▶ [DATA EXCERPT]
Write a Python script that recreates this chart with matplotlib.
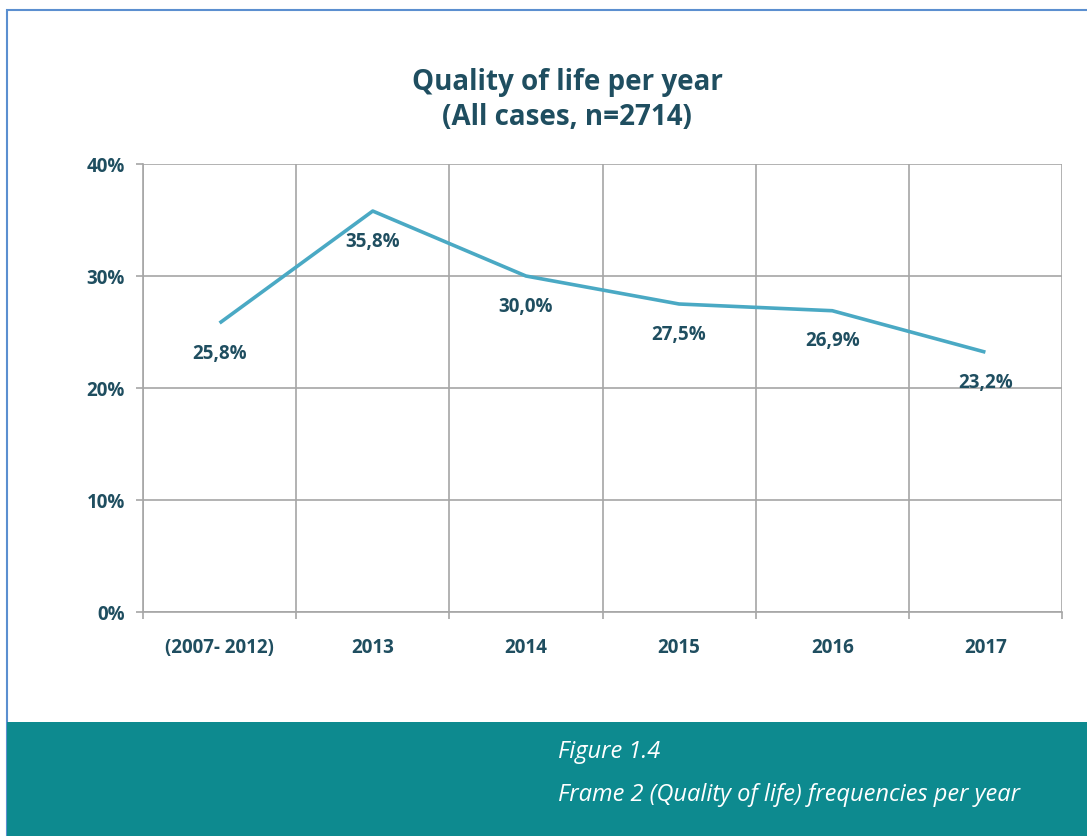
import matplotlib.pyplot as plt
from matplotlib.patches import Rectangle
from matplotlib.ticker import FixedLocator, FuncFormatter

categories = ['(2007- 2012)', '2013', '2014', '2015', '2016', '2017']
values = [25.8, 35.8, 30.0, 27.5, 26.9, 23.2]
yticks = [0, 10, 20, 30, 40]

text_color = '#1f4e60'
line_color = '#4aa9c4'
grid_color = '#a6a6a6'
band_color = '#0d8a8f'

plt.rcParams['font.family'] = ['Open Sans', 'DejaVu Sans']

fig = plt.figure(figsize=(10.87, 8.36), dpi=100)
W, H = 1087, 836

# outer frame and bottom caption band
fig.patches.append(Rectangle((7 / W, 0), 1.2, 1 - 10 / H, transform=fig.transFigure,
                             fill=False, edgecolor='#5b8fd0', linewidth=1.5, zorder=0))
fig.patches.append(Rectangle((7 / W, 0), 1.2, (836 - 722) / H, transform=fig.transFigure,
                             facecolor=band_color, edgecolor='none', zorder=1))

ax = fig.add_axes([143 / W, 1 - 612 / H, (1062 - 143) / W, (612 - 164) / H])
x = list(range(len(categories)))
ax.plot(x, values, color=line_color, linewidth=2.6, solid_capstyle='butt', zorder=3)

for xi, v in zip(x, values):
    ax.annotate(f'{v:.1f}%'.replace('.', ','), (xi, v), xytext=(0, -22),
                textcoords='offset points', ha='center', va='center',
                fontsize=13.5, fontweight='bold', color=text_color, zorder=4)

ax.set_xlim(-0.5, len(categories) - 0.5)
ax.set_ylim(0, 40)
ax.yaxis.set_major_locator(FixedLocator(yticks))
ax.yaxis.set_major_formatter(FuncFormatter(lambda v, p: f'{v:.0f}%'))
ax.set_xticks(x)
ax.set_xticklabels(categories)
ax.xaxis.set_minor_locator(FixedLocator([i - 0.5 for i in range(len(categories) + 1)]))

ax.grid(axis='y', color=grid_color, linewidth=1.2)
ax.grid(axis='x', which='minor', color=grid_color, linewidth=1.2)
ax.set_axisbelow(True)
for s in ax.spines.values():
    s.set_visible(False)
ax.spines['left'].set_visible(True)
ax.spines['left'].set_color(grid_color)
ax.spines['left'].set_linewidth(1.2)
ax.spines['bottom'].set_visible(True)
ax.spines['bottom'].set_color(grid_color)
ax.spines['bottom'].set_linewidth(1.2)

ax.tick_params(axis='x', which='major', length=0, pad=19, labelsize=13.5, labelcolor=text_color)
ax.tick_params(axis='x', which='minor', length=5, color=grid_color, width=1.2)
ax.tick_params(axis='y', length=5, color=grid_color, width=1.2, pad=8,
               labelsize=13.5, labelcolor=text_color)
for lab in ax.get_xticklabels() + ax.get_yticklabels():
    lab.set_fontweight('bold')

fig.text(567 / W, 1 - 100 / H, 'Quality of life per year\n(All cases, n=2714)',
         ha='center', va='center', fontsize=20, fontweight='bold',
         color=text_color, linespacing=1.3)

fig.text(558 / W, 1 - 752 / H, 'Figure 1.4', ha='left', va='center',
         fontsize=17, style='italic', color='white')
fig.text(558 / W, 1 - 795 / H, 'Frame 2 (Quality of life) frequencies per year',
         ha='left', va='center', fontsize=17, style='italic', color='white')

fig.savefig('out.png', dpi=100)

▶ [GIVEN EXERCISE] Retype each line of the listing above word for word. Exclude the pictures.

▶ [ANSWER IN FULL]
Write a Python script that recreates this chart with matplotlib.
import matplotlib.pyplot as plt
from matplotlib.patches import Rectangle
from matplotlib.ticker import FixedLocator, FuncFormatter

categories = ['(2007- 2012)', '2013', '2014', '2015', '2016', '2017']
values = [25.8, 35.8, 30.0, 27.5, 26.9, 23.2]
yticks = [0, 10, 20, 30, 40]

text_color = '#1f4e60'
line_color = '#4aa9c4'
grid_color = '#a6a6a6'
band_color = '#0d8a8f'

plt.rcParams['font.family'] = ['Open Sans', 'DejaVu Sans']

fig = plt.figure(figsize=(10.87, 8.36), dpi=100)
W, H = 1087, 836

# outer frame and bottom caption band
fig.patches.append(Rectangle((7 / W, 0), 1.2, 1 - 10 / H, transform=fig.transFigure,
                             fill=False, edgecolor='#5b8fd0', linewidth=1.5, zorder=0))
fig.patches.append(Rectangle((7 / W, 0), 1.2, (836 - 722) / H, transform=fig.transFigure,
                             facecolor=band_color, edgecolor='none', zorder=1))

ax = fig.add_axes([143 / W, 1 - 612 / H, (1062 - 143) / W, (612 - 164) / H])
x = list(range(len(categories)))
ax.plot(x, values, color=line_color, linewidth=2.6, solid_capstyle='butt', zorder=3)

for xi, v in zip(x, values):
    ax.annotate(f'{v:.1f}%'.replace('.', ','), (xi, v), xytext=(0, -22),
                textcoords='offset points', ha='center', va='center',
                fontsize=13.5, fontweight='bold', color=text_color, zorder=4)

ax.set_xlim(-0.5, len(categories) - 0.5)
ax.set_ylim(0, 40)
ax.yaxis.set_major_locator(FixedLocator(yticks))
ax.yaxis.set_major_formatter(FuncFormatter(lambda v, p: f'{v:.0f}%'))
ax.set_xticks(x)
ax.set_xticklabels(categories)
ax.xaxis.set_minor_locator(FixedLocator([i - 0.5 for i in range(len(categories) + 1)]))

ax.grid(axis='y', color=grid_color, linewidth=1.2)
ax.grid(axis='x', which='minor', color=grid_color, linewidth=1.2)
ax.set_axisbelow(True)
for s in ax.spines.values():
    s.set_visible(False)
ax.spines['left'].set_visible(True)
ax.spines['left'].set_color(grid_color)
ax.spines['left'].set_linewidth(1.2)
ax.spines['bottom'].set_visible(True)
ax.spines['bottom'].set_color(grid_color)
ax.spines['bottom'].set_linewidth(1.2)

ax.tick_params(axis='x', which='major', length=0, pad=19, labelsize=13.5, labelcolor=text_color)
ax.tick_params(axis='x', which='minor', length=5, color=grid_color, width=1.2)
ax.tick_params(axis='y', length=5, color=grid_color, width=1.2, pad=8,
               labelsize=13.5, labelcolor=text_color)
for lab in ax.get_xticklabels() + ax.get_yticklabels():
    lab.set_fontweight('bold')

fig.text(567 / W, 1 - 100 / H, 'Quality of life per year\n(All cases, n=2714)',
         ha='center', va='center', fontsize=20, fontweight='bold',
         color=text_color, linespacing=1.3)

fig.text(558 / W, 1 - 752 / H, 'Figure 1.4', ha='left', va='center',
         fontsize=17, style='italic', color='white')
fig.text(558 / W, 1 - 795 / H, 'Frame 2 (Quality of life) frequencies per year',
         ha='left', va='center', fontsize=17, style='italic', color='white')

fig.savefig('out.png', dpi=100)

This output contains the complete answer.